Non vi è nel Corano nessuna canonizzazione di un sistema sociale o politico. A proposito di sharia, la sua presa di posizione è netta: «Nel Corano, le differenze in campo sociale sono soltanto riconosciute, ma non completamente legittimate. Esse furono invece legittimate e ulteriormente sviluppate nel senso opposto a quello del Corano dai giuristi che formularono quella che oggi è conosciuta come sharia. La sharia, in definitiva, non è che un’interpretazione storica del Corano espressa secondo norme medievali a cui il Corano stesso si oppone. Il problema e la sfida che si pone oggi ai musulmani è di riconoscere, rispettare e attuare, in una società quale è quella moderna in cui l’uguaglianza, la libertà e i diritti umani sono la regola, l’assoluta parità così come è stabilita nel Corano al più alto livello. Riusciremo a promuovere i contenuti sociali del Corano ad una sfera cosmologica, etica e spirituale o continueremo il declassamento medievale dei valori coranici sotto la spinta delle rivendicazioni della sharia?».
Anche per Abu Zayd occorre superare l’islam medievale.
A proposito di guerra e pace propone di leggere di leggere ogni versetto coranico che invita all’una e all’altra come una rivelazione «situata», scritta in risposta a precise circostanze storiche.
Nella sua intensa e appassionata autobiografia (disponibile anche in italiano Una vita con l’Islam, Il Mulino) a un certo punto cita, come esemplare per intendere la visione e la struttura del pensiero coranico, una straordinaria poesia del mistico sufi medievale Ibn Arabi:
«Il mio cuore assume ogni sembianza
di una pastura per la gazzella e di un eremo per il monaco,
di un tempio per i pagani e della Ka’ba per i pellegrini
delle tavole della Torah e del libro del Corano.

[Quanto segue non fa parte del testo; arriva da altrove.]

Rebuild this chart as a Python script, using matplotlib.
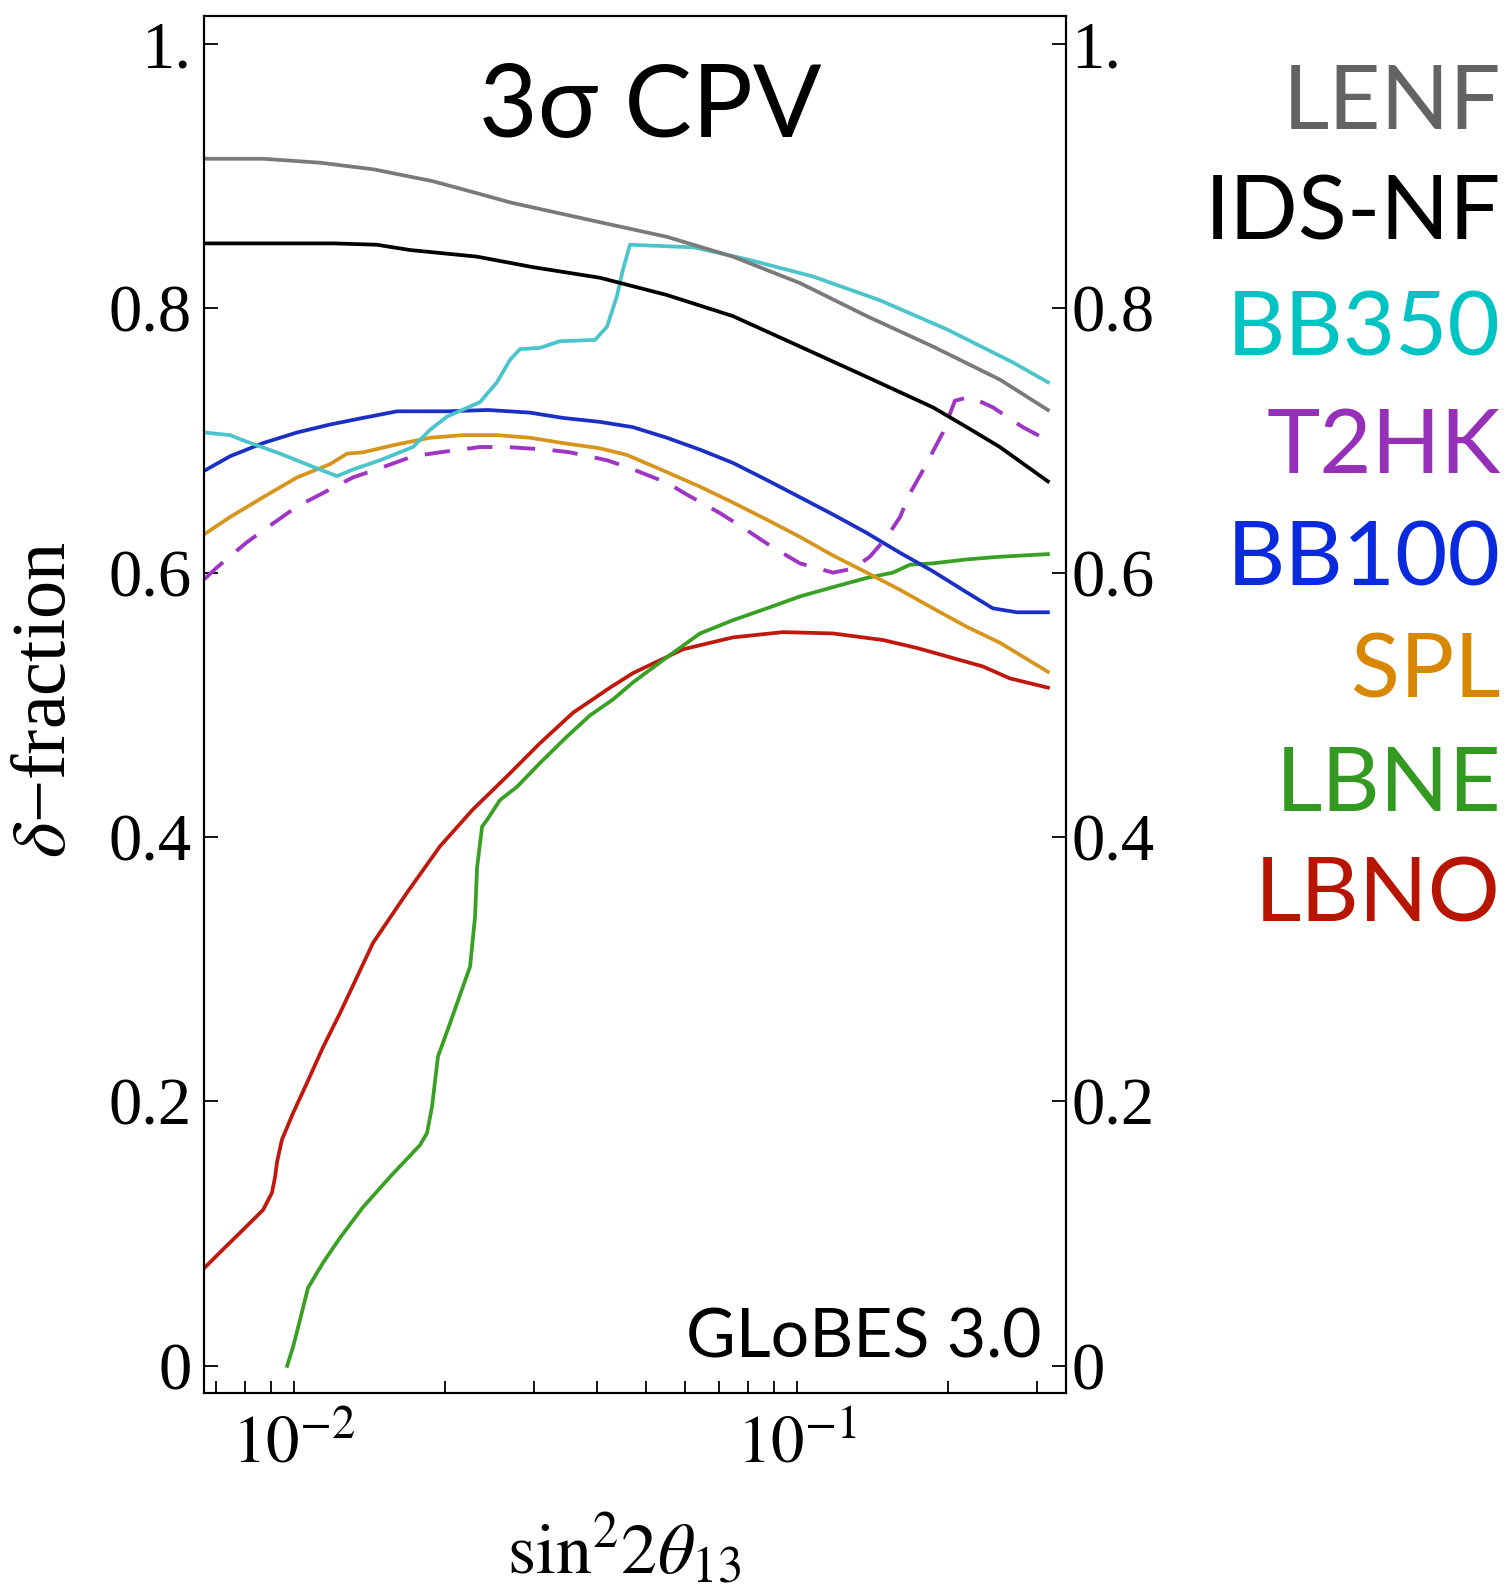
import matplotlib
matplotlib.use('Agg')
import matplotlib.pyplot as plt
from matplotlib.ticker import FixedLocator, FixedFormatter, NullFormatter

plt.rcParams['mathtext.fontset'] = 'stix'
plt.rcParams['font.family'] = ['Liberation Serif', 'DejaVu Serif']

# values: sin^2(2 theta13) and delta-fraction
lenf_x = [0.00663, 0.0087, 0.0113, 0.0144, 0.0189, 0.0231, 0.0269, 0.0406,
          0.0551, 0.0746, 0.1014, 0.1377, 0.1864, 0.2532, 0.3155]
lenf_y = [0.913, 0.913, 0.910, 0.905, 0.896, 0.887, 0.880, 0.865,
          0.854, 0.839, 0.819, 0.794, 0.771, 0.746, 0.723]

idsnf_x = [0.00663, 0.0120, 0.0146, 0.0170, 0.0231, 0.0299, 0.0406, 0.0551,
           0.0746, 0.1014, 0.1377, 0.1864, 0.2177, 0.2532, 0.3155]
idsnf_y = [0.849, 0.849, 0.848, 0.844, 0.839, 0.831, 0.823, 0.810,
           0.794, 0.771, 0.748, 0.725, 0.710, 0.695, 0.669]

bb350_x = [0.00663, 0.00746, 0.00806, 0.00938, 0.01091, 0.01218, 0.0131, 0.01483,
           0.01724, 0.01864, 0.02014, 0.02344, 0.02533, 0.02689, 0.02814, 0.03084,
           0.03379, 0.03967, 0.04191, 0.04385, 0.04508, 0.04656, 0.0624, 0.07955,
           0.1076, 0.1462, 0.1987, 0.2688, 0.3155]
bb350_y = [0.706, 0.704, 0.699, 0.690, 0.680, 0.673, 0.678, 0.685,
           0.695, 0.708, 0.718, 0.729, 0.744, 0.761, 0.769, 0.770,
           0.775, 0.776, 0.786, 0.809, 0.829, 0.848, 0.846, 0.837,
           0.824, 0.806, 0.784, 0.759, 0.744]

t2hk_x = [0.00663, 0.00703, 0.00806, 0.00884, 0.01014, 0.01126, 0.0131, 0.01483,
          0.01724, 0.01951, 0.02344, 0.02652, 0.03184, 0.03537, 0.04191, 0.04656,
          0.05514, 0.06043, 0.0703, 0.0781, 0.0896, 0.1014, 0.1179, 0.1292,
          0.1396, 0.1510, 0.1603, 0.1678, 0.1797, 0.1951, 0.2061, 0.2208,
          0.2452, 0.2813, 0.3155]
t2hk_y = [0.595, 0.604, 0.623, 0.634, 0.650, 0.659, 0.672, 0.679,
          0.688, 0.691, 0.695, 0.695, 0.693, 0.691, 0.685, 0.679,
          0.668, 0.659, 0.645, 0.634, 0.619, 0.607, 0.600, 0.603,
          0.612, 0.627, 0.642, 0.660, 0.680, 0.706, 0.730, 0.733,
          0.725, 0.710, 0.700]

bb100_x = [0.00663, 0.00746, 0.00868, 0.01014, 0.01179, 0.01371, 0.01602, 0.02014,
           0.02431, 0.02946, 0.03426, 0.04059, 0.04721, 0.05514, 0.06415, 0.07459,
           0.08718, 0.1014, 0.1179, 0.1377, 0.1603, 0.1864, 0.2177, 0.2452,
           0.2737, 0.3155]
bb100_y = [0.677, 0.688, 0.698, 0.706, 0.712, 0.717, 0.722, 0.722,
           0.723, 0.721, 0.717, 0.714, 0.710, 0.702, 0.693, 0.683,
           0.670, 0.657, 0.644, 0.630, 0.615, 0.601, 0.585, 0.573,
           0.570, 0.570]

spl_x = [0.00663, 0.00746, 0.00868, 0.01014, 0.01179, 0.01275, 0.01371, 0.01602,
         0.01864, 0.02168, 0.02533, 0.02946, 0.03426, 0.04059, 0.04592, 0.05514,
         0.06415, 0.07459, 0.08718, 0.1014, 0.1179, 0.1377, 0.1603, 0.1864,
         0.2177, 0.2532, 0.3155]
spl_y = [0.629, 0.642, 0.657, 0.672, 0.682, 0.690, 0.691, 0.697,
         0.702, 0.704, 0.704, 0.702, 0.698, 0.694, 0.689, 0.676,
         0.665, 0.653, 0.640, 0.627, 0.613, 0.600, 0.587, 0.573,
         0.559, 0.547, 0.525]

lbne_x = [0.00969, 0.00995, 0.01028, 0.01066, 0.01142, 0.01235, 0.01371, 0.01552,
          0.0178, 0.01838, 0.01881, 0.01933, 0.02042, 0.02168, 0.02239, 0.02291,
          0.02312, 0.02366, 0.0242, 0.02568, 0.02776, 0.03084, 0.03489, 0.03877,
          0.04306, 0.04721, 0.05514, 0.06415, 0.07459, 0.08718, 0.1014, 0.1179,
          0.1377, 0.1552, 0.1678, 0.1864, 0.2177, 0.2532, 0.3155]
lbne_y = [0.0, 0.014, 0.035, 0.059, 0.078, 0.097, 0.120, 0.143,
          0.167, 0.176, 0.196, 0.234, 0.259, 0.287, 0.302, 0.340,
          0.377, 0.408, 0.413, 0.428, 0.438, 0.456, 0.476, 0.492,
          0.504, 0.517, 0.536, 0.554, 0.564, 0.573, 0.582, 0.589,
          0.596, 0.600, 0.606, 0.607, 0.610, 0.612, 0.614]

lbno_x = [0.00663, 0.00722, 0.00792, 0.00868, 0.00904, 0.00917, 0.00925, 0.00946,
          0.00995, 0.01061, 0.01142, 0.01235, 0.01436, 0.01678, 0.01951, 0.0227,
          0.02652, 0.03084, 0.03587, 0.04249, 0.04721, 0.05933, 0.07459, 0.09381,
          0.1179, 0.1483, 0.1733, 0.2015, 0.2343, 0.2651, 0.3155]
lbno_y = [0.074, 0.088, 0.103, 0.118, 0.131, 0.143, 0.154, 0.171,
          0.191, 0.214, 0.241, 0.267, 0.320, 0.358, 0.393, 0.421,
          0.446, 0.471, 0.494, 0.513, 0.524, 0.542, 0.551, 0.555,
          0.554, 0.549, 0.543, 0.536, 0.529, 0.520, 0.513]

names = ['LENF', 'IDS-NF', 'BB350', 'T2HK', 'BB100', 'SPL', 'LBNE', 'LBNO']
text_colors = ['#636363', '#000000', '#00c4c4', '#9630b8', '#0a2bdd', '#d98600', '#339920', '#b81500']

y_ticks = [0, 0.2, 0.4, 0.6, 0.8, 1.0]
y_ticklabels = ['0', '0.2', '0.4', '0.6', '0.8', '1.']
x_ticks = [1e-2, 1e-1]
x_ticklabels = [r'$10^{-2}$', r'$10^{-1}$']
x_minor = [7e-3, 8e-3, 9e-3, 2e-2, 3e-2, 4e-2, 5e-2, 6e-2, 7e-2, 8e-2, 9e-2, 2e-1, 3e-1]

W, H = 1510, 1586
fig = plt.figure(figsize=(W / 100, H / 100), dpi=100)
ax = fig.add_axes([204 / W, 1 - 1393 / H, (1066 - 204) / W, (1393 - 16) / H])

lw = 2.7
ax.plot(lbno_x, lbno_y, color='#c0180c', lw=lw)
ax.plot(lbne_x, lbne_y, color='#38a022', lw=lw)
ax.plot(spl_x, spl_y, color='#d8951e', lw=lw)
ax.plot(bb100_x, bb100_y, color='#1a2fc4', lw=lw)
ax.plot(t2hk_x, t2hk_y, color='#a035c4', lw=2.8, dashes=(6.5, 4.5))
ax.plot(bb350_x, bb350_y, color='#4cc4cc', lw=lw)
ax.plot(idsnf_x, idsnf_y, color='#000000', lw=lw)
ax.plot(lenf_x, lenf_y, color='#7a7a7a', lw=lw)

ax.set_xscale('log')
ax.set_xlim(10 ** -2.179, 10 ** -0.465)
ax.set_ylim(-0.0205, 1.021)

ax.xaxis.set_major_locator(FixedLocator(x_ticks))
ax.xaxis.set_major_formatter(FixedFormatter(x_ticklabels))
ax.xaxis.set_minor_locator(FixedLocator(x_minor))
ax.xaxis.set_minor_formatter(NullFormatter())
ax.set_yticks(y_ticks)
ax.set_yticklabels(y_ticklabels)

ax.tick_params(axis='x', which='both', direction='in', length=9, width=1.3,
               labelsize=48, pad=16, top=False)
ax.tick_params(axis='y', which='major', direction='in', length=10, width=1.3,
               labelsize=48, pad=9, right=False)
for s in ax.spines.values():
    s.set_linewidth(1.5)

ax2 = ax.twinx()
ax2.set_ylim(ax.get_ylim())
ax2.set_yticks(y_ticks)
ax2.set_yticklabels(y_ticklabels)
ax2.tick_params(axis='y', direction='in', length=10, width=1.3, labelsize=48, pad=4)
for s in ax2.spines.values():
    s.set_linewidth(1.5)

# axis titles
fig.text(624 / W, 1 - 1573 / H, r'$\sin^2\!2\theta_{13}$', ha='center', va='baseline', fontsize=52)
fig.text(47 / W, 1 - 700 / H, r'$\delta$' + '\u2212fraction', ha='center', va='center',
         rotation=90, fontsize=55)

# annotations in the plot
fig.text(650 / W, 1 - 137 / H, '3\u03c3 CPV', ha='center', va='baseline',
         fontsize=73, family=['Lato', 'DejaVu Sans'])
fig.text(1042 / W, 1 - 1358 / H, 'GLoBES 3.0', ha='right', va='baseline',
         fontsize=49, family=['Lato', 'DejaVu Sans'])

# colour legend on the right
baselines = [129, 239, 356, 473, 585, 698, 811, 922]
for name, c, yb in zip(names, text_colors, baselines):
    fig.text(1501 / W, 1 - yb / H, name, ha='right', va='baseline', color=c,
             fontsize=65, family=['Lato', 'DejaVu Sans'])

fig.savefig('out.png', dpi=100, facecolor='white')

Credo nella religione dell’amore.
Qualsiasi sentiero il cammello di Dio voglia intraprendere,
l’amore rimane la mia fede e la mia religione».
È ora più che mai il momento di dar forza alle considerazioni e agli auspici che alla notizia della sua morte Giuliano Amato ha pronunciato: «Nasr Hamid Abu Zayd era una di queste grandi figure di intellettuale la cui vita e i cui scritti hanno insegnato a tutti noi che possiamo capirci l’uno con l’altro, imparare l’uno dall’altro e vivere in pace gli uni con gli altri a prescindere dalle diversità etniche e religiose. La sua ricerca sugli insegnamenti dei testi sacri, eccezionale ed impareggiabile, andando oltre il significato letterale delle parole scritte nel contesto culturale dei secoli passati, ha inoltre dimostrato che le religioni non sono mai un ostacolo al riconoscimento dei diritti fondamentali di ciascun essere umano e, quindi, alla elementare solidarietà tra noi sulla quale la pace può essere costruita. Ci mancherà, ma i suoi principi rimarranno con noi e daranno forza e orientamento al nostro immutato impegno per il dialogo tra le civilizzazioni».